Count your code, quickly.
Other
10.51k stars 504 forks source link

Jupyter notebook (`.ipynb`) is blowing the number of lines out of proportion #1072

Open nfx opened 3 months ago

nfx commented 3 months ago

Jupyter Notebooks are JSON-serialized lines of code, though they are producing incorrect code size estimates with this great tooling.
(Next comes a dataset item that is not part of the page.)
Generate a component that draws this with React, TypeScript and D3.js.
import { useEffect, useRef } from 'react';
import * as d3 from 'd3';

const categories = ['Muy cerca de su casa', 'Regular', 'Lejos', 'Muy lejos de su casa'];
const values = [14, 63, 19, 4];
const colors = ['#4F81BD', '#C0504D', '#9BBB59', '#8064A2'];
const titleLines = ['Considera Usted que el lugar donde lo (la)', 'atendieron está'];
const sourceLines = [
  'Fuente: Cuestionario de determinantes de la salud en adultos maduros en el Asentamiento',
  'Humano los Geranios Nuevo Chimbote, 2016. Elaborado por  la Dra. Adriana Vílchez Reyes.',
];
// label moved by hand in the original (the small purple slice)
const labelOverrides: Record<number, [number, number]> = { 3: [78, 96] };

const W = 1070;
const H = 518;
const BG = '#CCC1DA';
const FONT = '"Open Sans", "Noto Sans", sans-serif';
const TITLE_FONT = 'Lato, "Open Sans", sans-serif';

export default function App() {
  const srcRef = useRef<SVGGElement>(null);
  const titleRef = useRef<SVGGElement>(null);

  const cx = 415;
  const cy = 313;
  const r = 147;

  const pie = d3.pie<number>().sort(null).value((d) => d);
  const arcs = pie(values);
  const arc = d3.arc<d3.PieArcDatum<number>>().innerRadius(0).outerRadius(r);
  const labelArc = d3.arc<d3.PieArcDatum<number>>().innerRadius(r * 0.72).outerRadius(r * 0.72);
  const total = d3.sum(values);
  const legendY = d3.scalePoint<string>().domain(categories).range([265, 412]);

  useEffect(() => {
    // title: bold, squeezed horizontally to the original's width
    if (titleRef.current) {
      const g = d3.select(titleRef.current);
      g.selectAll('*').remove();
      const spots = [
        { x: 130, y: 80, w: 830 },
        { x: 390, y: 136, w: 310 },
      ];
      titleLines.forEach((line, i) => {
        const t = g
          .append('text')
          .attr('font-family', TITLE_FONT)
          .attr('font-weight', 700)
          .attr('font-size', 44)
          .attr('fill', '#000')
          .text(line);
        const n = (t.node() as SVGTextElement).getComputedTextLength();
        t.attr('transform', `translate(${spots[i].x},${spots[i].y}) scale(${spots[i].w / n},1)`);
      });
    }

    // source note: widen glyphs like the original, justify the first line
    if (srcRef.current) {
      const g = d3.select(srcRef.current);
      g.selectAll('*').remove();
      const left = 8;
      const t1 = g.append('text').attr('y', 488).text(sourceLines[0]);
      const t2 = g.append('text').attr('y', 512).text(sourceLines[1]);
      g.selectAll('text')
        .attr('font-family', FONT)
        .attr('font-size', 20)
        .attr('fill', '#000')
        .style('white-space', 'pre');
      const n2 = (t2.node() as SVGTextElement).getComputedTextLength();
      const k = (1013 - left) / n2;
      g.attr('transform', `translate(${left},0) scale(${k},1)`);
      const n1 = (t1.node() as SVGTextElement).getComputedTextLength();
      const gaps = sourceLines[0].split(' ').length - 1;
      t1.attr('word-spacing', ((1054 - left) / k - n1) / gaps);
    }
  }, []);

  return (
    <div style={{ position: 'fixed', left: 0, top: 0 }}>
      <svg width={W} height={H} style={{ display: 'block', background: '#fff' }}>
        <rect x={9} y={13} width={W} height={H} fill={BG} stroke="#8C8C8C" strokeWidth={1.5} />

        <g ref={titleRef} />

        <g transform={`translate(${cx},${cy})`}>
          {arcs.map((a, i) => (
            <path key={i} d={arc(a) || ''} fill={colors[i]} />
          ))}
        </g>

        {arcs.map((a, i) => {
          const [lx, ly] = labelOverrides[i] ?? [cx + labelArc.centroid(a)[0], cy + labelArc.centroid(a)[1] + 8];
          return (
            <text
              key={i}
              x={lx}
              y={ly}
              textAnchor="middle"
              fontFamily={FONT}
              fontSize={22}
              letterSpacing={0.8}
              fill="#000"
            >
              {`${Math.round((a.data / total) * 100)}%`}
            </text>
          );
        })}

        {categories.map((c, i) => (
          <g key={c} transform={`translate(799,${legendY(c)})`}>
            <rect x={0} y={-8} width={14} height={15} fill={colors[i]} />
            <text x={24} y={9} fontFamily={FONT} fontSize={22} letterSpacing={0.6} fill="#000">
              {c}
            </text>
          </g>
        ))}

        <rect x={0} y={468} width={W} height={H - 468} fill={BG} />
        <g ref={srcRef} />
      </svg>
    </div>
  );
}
See this example - tokei counts it as 496 lines of JSON code, but in fact it's 60 python code lines and 19 markdown lines.

import requests
nb = requests.get("https://raw.githubusercontent.com/databrickslabs/mosaic/2ec5d9da032db0d8209e910d4378c959c8fc7ddc/docs/source/usage/grid-indexes.ipynb").json()
markdown_lines = sum(sum(len(line.split("\n")) for line in cell['source']) for cell in nb['cells'] if cell['cell_type'] == 'markdown')
code_lines = sum(sum(len(line.split("\n")) for line in cell['source']) for cell in nb['cells'] if cell['cell_type'] == 'code')
print(markdown_lines + code_lines)
76 # 15% of 496

Why should we care? There are 5M+ Jupyter notebook files on github

XAMPPRocky commented 3 months ago

Thank you for your issue! Are you using an old version of tokei? Tokei has support for reading notebooks.

nfx commented 3 months ago

@XAMPPRocky that's from the github badge then - eg couple of projects misreport millions of lines, whereas those are mostly notebook output.

P.S. brazing fast tool for counting XX million lines of code 🎊